(Collected data)
○ ○ ○ ○ ○
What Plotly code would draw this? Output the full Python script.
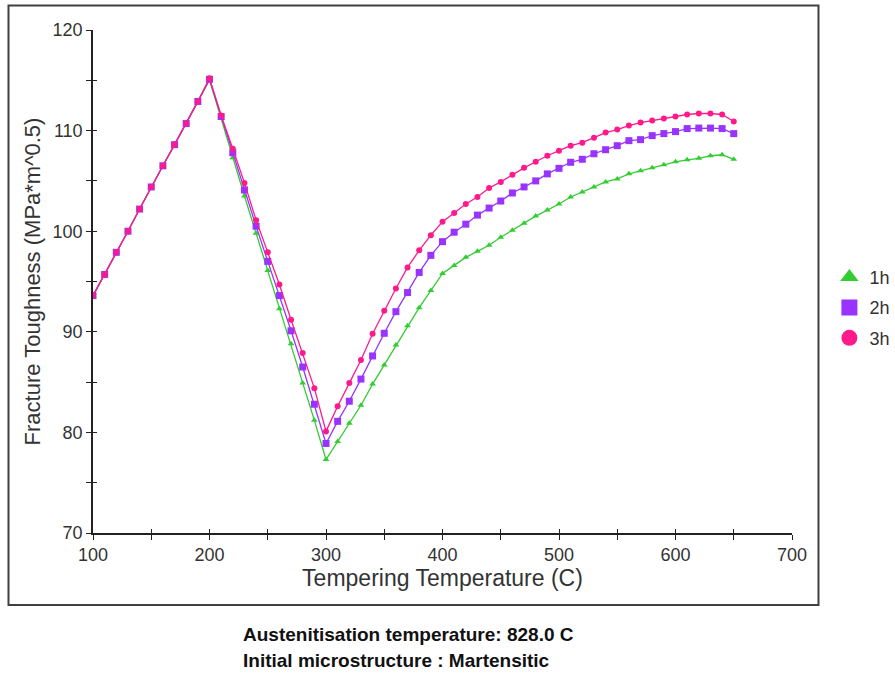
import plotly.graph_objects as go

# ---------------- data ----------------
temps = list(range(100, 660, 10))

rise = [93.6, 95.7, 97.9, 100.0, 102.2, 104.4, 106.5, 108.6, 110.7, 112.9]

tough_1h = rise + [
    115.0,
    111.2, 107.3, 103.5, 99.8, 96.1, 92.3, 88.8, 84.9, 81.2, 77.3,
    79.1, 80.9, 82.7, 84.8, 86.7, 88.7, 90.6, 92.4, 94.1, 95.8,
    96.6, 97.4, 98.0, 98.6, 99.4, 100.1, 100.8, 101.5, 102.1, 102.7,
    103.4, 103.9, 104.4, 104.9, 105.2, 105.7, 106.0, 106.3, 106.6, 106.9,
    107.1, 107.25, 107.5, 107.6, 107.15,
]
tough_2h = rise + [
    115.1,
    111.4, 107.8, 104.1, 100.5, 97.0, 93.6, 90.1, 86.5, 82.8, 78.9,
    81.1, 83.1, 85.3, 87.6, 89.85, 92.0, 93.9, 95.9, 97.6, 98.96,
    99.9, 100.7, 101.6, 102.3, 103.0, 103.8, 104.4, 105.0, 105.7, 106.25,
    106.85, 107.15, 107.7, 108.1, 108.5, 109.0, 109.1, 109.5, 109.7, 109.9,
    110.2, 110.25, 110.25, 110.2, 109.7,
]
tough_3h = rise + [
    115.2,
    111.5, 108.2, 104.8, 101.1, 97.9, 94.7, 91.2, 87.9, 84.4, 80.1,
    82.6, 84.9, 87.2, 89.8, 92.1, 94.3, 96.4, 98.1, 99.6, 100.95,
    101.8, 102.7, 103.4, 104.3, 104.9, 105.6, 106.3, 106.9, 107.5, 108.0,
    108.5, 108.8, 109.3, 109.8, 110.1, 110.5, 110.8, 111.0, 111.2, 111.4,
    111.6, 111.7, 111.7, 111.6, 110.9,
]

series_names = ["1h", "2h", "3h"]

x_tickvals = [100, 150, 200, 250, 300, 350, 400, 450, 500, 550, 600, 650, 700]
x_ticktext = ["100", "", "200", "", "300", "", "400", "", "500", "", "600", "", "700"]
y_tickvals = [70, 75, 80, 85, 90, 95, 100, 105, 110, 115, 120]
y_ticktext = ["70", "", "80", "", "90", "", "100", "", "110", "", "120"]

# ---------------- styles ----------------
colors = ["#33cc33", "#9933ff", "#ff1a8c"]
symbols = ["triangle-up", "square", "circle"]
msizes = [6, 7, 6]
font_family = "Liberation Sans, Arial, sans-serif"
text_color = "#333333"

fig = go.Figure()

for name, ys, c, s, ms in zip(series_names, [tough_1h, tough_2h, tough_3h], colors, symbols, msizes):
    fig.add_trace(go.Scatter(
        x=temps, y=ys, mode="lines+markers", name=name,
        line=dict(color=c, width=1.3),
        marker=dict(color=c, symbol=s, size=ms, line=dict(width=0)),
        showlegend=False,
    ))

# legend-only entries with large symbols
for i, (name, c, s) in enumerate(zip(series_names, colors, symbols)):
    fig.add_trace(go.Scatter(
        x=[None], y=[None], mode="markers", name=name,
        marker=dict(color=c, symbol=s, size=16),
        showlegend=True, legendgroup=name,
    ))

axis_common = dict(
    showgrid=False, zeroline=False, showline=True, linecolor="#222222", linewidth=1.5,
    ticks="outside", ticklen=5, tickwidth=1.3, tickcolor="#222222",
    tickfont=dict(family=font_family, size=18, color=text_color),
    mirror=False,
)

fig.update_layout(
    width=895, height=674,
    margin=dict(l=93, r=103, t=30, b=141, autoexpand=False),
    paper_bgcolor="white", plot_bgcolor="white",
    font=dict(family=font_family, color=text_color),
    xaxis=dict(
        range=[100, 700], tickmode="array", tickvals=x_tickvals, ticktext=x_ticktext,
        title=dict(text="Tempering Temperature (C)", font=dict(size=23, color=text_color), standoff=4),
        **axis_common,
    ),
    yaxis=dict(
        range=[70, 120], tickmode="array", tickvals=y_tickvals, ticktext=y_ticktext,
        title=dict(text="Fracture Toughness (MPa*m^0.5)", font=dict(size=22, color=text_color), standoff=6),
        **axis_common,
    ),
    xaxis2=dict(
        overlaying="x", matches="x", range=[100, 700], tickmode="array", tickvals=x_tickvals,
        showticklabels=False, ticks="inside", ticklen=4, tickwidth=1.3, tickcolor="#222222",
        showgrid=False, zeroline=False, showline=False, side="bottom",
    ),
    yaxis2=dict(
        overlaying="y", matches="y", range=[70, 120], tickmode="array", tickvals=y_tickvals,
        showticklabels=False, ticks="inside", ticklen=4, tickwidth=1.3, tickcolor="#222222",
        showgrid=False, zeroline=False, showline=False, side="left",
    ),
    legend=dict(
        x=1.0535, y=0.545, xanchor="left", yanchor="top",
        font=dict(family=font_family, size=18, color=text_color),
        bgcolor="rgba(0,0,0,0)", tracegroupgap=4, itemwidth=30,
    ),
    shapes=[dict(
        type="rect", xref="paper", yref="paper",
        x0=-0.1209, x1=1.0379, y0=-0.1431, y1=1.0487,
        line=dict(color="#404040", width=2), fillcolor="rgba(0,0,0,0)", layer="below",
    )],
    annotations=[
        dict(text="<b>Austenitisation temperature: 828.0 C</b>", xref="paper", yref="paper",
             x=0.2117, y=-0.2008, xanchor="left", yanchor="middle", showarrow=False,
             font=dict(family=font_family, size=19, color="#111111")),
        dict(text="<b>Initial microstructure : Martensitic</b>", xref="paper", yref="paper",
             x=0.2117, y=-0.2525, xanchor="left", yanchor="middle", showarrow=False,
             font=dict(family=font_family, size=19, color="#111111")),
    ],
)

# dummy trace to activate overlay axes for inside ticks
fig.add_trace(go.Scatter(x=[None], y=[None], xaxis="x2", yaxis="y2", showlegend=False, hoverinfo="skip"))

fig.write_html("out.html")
○ ○ ○ ○ ○
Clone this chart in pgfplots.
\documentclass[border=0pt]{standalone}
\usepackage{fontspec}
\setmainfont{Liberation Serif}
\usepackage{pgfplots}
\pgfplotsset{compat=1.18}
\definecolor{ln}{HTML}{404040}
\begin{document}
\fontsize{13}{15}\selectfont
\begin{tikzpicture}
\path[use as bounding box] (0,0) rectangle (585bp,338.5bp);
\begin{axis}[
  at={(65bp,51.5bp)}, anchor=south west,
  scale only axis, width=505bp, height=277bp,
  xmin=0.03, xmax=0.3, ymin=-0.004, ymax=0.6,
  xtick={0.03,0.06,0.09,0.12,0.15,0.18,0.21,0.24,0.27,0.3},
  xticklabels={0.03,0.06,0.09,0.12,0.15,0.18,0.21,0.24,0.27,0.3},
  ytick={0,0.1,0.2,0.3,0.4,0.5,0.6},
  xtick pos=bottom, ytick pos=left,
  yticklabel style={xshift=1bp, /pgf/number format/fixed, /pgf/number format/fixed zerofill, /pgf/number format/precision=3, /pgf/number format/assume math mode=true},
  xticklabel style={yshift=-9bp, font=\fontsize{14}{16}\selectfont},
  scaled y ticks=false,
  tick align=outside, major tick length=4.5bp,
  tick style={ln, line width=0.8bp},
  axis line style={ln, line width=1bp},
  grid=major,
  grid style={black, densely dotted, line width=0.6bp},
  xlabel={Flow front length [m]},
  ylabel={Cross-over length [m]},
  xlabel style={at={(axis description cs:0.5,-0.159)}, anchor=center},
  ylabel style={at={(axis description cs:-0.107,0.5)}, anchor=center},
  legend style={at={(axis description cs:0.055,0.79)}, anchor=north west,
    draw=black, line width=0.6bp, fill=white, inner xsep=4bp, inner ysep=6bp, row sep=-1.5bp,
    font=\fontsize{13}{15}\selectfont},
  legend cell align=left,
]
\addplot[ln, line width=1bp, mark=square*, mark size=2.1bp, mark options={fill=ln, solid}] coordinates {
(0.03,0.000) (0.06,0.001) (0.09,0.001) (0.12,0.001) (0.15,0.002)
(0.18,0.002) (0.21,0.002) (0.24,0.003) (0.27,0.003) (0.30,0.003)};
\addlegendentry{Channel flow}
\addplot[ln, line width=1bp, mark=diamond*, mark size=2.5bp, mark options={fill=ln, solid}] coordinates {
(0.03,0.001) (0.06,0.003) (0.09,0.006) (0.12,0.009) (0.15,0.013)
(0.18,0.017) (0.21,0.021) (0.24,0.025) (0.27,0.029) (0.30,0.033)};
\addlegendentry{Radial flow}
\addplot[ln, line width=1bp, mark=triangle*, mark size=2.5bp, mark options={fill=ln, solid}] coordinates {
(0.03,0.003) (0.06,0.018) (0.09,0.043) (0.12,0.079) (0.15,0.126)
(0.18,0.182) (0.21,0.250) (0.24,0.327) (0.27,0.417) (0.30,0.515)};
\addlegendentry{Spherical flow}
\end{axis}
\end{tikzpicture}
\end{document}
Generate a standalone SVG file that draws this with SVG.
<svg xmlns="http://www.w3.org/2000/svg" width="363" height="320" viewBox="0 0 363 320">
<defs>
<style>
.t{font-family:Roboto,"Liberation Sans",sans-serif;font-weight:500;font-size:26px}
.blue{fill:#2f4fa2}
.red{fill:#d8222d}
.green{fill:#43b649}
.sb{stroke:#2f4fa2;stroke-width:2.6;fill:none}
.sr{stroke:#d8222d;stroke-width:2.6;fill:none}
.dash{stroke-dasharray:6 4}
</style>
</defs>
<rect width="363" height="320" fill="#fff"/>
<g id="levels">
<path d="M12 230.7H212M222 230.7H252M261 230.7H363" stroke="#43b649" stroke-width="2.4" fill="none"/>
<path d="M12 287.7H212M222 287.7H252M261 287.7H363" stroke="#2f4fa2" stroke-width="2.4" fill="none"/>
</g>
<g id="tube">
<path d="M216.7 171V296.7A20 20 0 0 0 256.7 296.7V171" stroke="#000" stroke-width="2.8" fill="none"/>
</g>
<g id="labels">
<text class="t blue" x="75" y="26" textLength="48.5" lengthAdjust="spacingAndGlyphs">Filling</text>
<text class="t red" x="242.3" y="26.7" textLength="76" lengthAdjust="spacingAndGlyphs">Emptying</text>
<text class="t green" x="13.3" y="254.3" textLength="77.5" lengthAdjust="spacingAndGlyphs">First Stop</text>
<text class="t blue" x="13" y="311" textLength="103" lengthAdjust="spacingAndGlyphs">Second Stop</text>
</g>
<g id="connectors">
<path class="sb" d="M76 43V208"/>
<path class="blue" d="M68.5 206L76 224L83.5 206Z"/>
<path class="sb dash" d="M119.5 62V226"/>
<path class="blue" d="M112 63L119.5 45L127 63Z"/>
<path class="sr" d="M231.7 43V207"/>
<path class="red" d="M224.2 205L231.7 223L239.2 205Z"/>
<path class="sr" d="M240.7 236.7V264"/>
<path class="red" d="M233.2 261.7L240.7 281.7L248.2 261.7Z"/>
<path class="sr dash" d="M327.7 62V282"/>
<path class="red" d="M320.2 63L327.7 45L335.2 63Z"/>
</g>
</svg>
○ ○ ○ ○ ○
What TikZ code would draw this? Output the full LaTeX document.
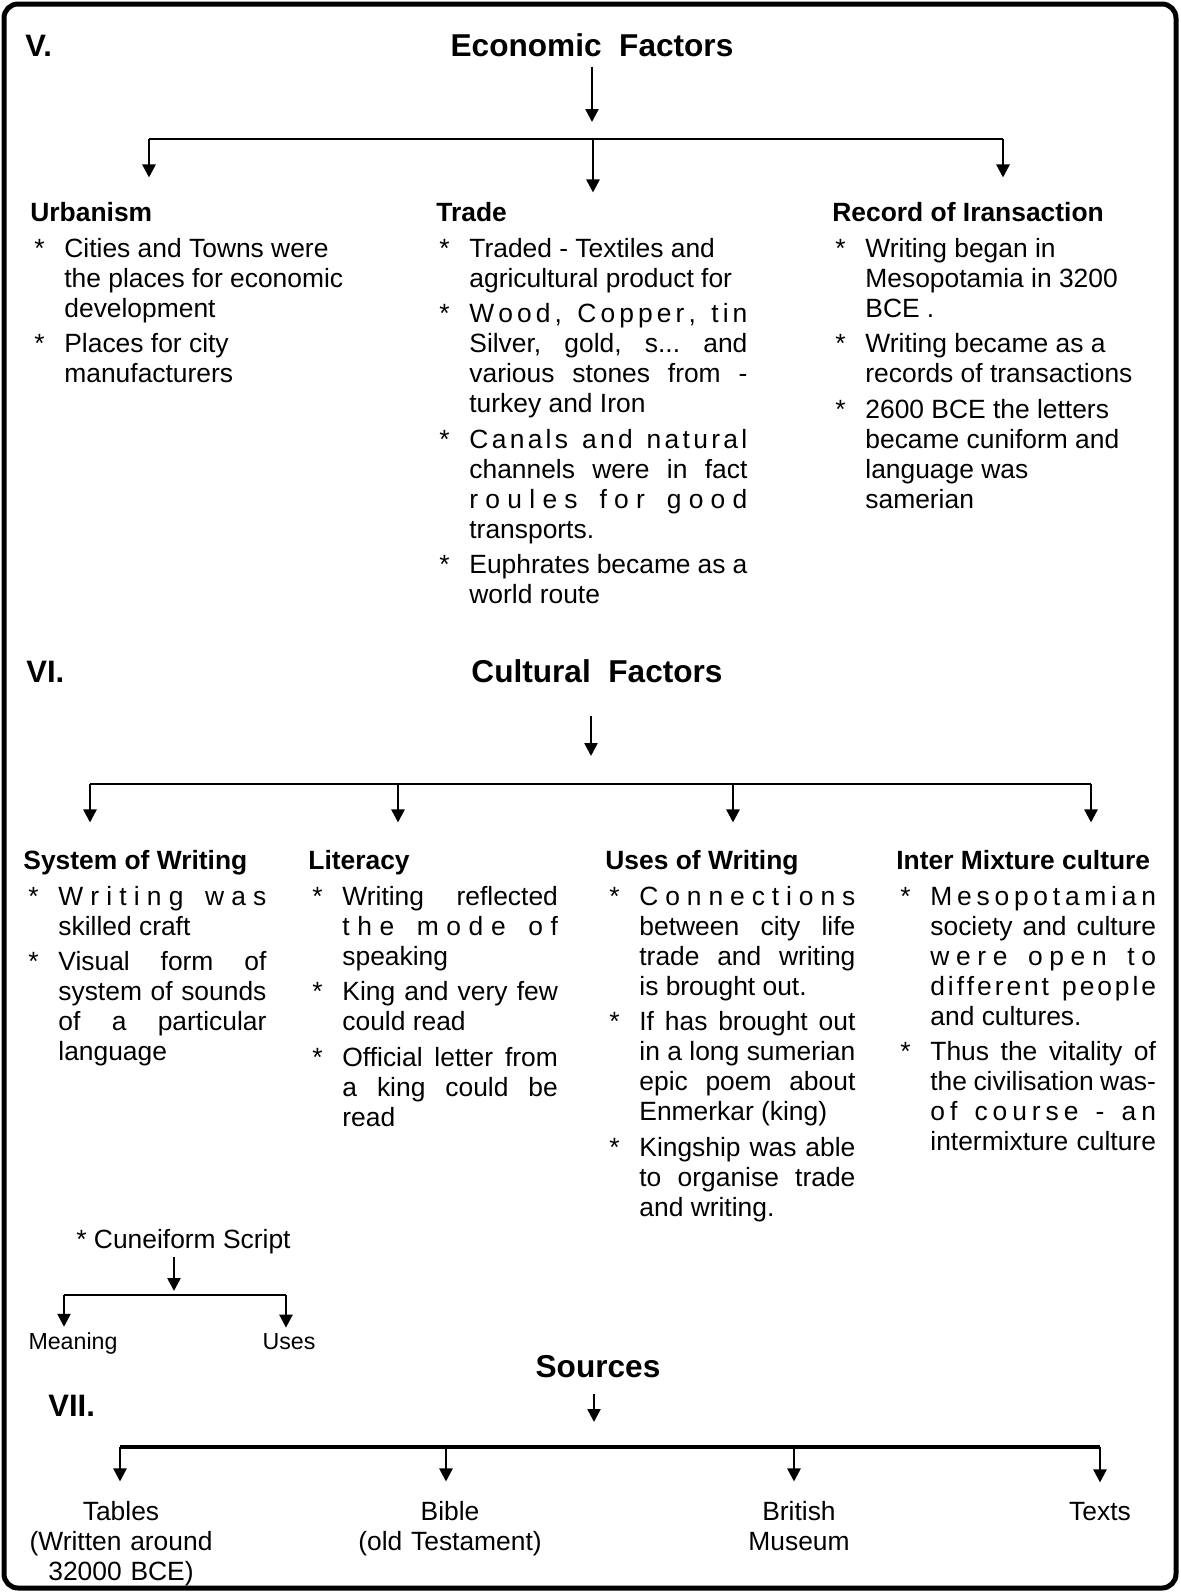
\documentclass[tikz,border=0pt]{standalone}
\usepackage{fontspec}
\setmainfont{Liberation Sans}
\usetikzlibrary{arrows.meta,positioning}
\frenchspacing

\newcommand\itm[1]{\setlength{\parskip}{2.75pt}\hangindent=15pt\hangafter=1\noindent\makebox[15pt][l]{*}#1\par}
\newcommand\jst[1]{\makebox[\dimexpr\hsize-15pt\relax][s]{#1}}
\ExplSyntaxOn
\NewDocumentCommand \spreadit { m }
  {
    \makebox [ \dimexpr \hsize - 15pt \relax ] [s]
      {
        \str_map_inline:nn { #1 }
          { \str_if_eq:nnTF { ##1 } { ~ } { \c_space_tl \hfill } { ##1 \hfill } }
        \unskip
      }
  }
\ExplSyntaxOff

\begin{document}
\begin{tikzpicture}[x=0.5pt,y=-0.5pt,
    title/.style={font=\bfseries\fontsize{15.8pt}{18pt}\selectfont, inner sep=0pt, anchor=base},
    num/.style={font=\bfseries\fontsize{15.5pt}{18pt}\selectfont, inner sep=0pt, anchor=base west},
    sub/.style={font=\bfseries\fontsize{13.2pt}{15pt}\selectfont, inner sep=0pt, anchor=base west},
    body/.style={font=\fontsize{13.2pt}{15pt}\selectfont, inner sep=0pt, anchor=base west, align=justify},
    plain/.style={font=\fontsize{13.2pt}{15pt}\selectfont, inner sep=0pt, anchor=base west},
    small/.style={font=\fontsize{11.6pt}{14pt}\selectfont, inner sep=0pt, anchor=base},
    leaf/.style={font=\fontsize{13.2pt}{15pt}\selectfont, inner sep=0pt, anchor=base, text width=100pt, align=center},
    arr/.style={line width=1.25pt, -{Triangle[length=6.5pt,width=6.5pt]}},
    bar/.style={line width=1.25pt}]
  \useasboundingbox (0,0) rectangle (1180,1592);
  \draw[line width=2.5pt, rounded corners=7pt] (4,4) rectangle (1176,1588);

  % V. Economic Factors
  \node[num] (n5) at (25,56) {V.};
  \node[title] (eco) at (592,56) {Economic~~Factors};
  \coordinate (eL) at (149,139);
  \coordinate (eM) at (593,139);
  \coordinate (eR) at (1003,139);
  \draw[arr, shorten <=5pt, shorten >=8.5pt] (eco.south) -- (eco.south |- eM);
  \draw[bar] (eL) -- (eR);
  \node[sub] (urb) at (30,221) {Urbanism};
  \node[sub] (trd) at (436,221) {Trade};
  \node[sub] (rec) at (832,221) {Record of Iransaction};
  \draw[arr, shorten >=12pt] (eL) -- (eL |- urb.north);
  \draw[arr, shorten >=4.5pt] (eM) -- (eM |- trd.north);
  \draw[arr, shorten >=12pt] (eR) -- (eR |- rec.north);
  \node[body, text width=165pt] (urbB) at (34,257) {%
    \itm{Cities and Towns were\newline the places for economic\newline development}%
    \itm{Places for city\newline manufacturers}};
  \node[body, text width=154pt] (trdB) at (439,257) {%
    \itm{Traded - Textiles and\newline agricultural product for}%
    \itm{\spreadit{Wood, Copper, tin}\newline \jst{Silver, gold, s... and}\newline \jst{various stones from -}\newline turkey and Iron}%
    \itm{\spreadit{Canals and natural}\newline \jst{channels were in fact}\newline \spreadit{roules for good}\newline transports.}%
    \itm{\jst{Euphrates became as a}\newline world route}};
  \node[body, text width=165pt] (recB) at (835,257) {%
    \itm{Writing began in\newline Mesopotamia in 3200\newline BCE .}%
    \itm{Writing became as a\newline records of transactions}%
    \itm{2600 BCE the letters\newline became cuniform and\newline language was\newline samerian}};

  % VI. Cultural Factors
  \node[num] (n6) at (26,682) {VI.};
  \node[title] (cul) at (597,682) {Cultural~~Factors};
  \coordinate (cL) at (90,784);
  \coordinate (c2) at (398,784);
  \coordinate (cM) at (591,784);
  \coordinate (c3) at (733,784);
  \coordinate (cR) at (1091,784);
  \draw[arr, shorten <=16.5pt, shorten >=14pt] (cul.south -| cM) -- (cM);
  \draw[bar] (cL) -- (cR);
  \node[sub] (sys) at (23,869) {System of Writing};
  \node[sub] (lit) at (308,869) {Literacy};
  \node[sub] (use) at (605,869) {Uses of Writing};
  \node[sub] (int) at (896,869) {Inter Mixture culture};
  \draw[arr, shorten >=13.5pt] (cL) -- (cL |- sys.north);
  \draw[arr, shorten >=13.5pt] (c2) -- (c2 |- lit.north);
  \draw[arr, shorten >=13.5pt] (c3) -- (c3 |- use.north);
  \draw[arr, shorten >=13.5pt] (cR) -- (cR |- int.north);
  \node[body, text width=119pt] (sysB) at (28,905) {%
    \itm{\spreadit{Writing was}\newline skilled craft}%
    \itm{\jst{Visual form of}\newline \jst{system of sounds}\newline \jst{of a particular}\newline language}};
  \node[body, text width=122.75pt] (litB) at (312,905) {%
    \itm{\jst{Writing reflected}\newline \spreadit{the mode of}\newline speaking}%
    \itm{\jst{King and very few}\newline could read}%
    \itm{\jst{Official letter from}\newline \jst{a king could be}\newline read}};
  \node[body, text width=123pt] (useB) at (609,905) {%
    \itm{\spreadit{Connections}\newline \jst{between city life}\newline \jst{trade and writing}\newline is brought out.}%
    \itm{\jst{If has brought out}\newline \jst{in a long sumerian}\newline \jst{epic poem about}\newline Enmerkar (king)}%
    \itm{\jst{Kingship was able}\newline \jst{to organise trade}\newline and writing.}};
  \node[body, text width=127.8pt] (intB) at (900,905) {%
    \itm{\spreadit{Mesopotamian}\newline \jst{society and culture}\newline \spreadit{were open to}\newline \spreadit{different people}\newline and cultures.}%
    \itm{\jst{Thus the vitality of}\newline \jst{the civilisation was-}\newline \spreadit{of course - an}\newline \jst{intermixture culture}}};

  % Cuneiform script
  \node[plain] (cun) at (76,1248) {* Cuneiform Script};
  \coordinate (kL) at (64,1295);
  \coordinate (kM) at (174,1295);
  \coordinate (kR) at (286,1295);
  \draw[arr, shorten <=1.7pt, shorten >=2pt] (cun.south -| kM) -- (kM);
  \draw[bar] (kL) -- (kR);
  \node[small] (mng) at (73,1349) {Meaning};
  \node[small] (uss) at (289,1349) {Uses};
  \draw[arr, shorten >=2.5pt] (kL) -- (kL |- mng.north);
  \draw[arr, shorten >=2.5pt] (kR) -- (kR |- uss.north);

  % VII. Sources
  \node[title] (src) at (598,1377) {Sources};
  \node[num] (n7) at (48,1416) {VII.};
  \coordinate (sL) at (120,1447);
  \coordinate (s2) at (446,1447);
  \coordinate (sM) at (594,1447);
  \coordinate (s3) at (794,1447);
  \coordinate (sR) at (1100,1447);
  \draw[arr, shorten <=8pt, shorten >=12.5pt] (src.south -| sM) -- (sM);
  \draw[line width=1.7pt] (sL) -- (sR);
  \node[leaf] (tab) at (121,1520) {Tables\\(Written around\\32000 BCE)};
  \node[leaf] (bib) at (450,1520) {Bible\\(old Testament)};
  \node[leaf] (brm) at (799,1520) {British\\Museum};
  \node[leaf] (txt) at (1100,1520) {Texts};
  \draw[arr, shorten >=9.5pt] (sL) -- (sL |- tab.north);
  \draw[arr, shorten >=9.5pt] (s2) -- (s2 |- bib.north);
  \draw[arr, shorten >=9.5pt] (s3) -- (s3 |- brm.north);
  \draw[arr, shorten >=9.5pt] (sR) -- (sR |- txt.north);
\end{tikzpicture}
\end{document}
○ ○ ○ ○ ○
▶ [To do] The copy should hold exactly the lines from the line with "What Plotly code" to the line with "108.6, 110.7, 112.9]", both ends in, set down without any pictures and with nothing added.

▶ [Answer to the exercise]
What Plotly code would draw this? Output the full Python script.
import plotly.graph_objects as go

# ---------------- data ----------------
temps = list(range(100, 660, 10))

rise = [93.6, 95.7, 97.9, 100.0, 102.2, 104.4, 106.5, 108.6, 110.7, 112.9]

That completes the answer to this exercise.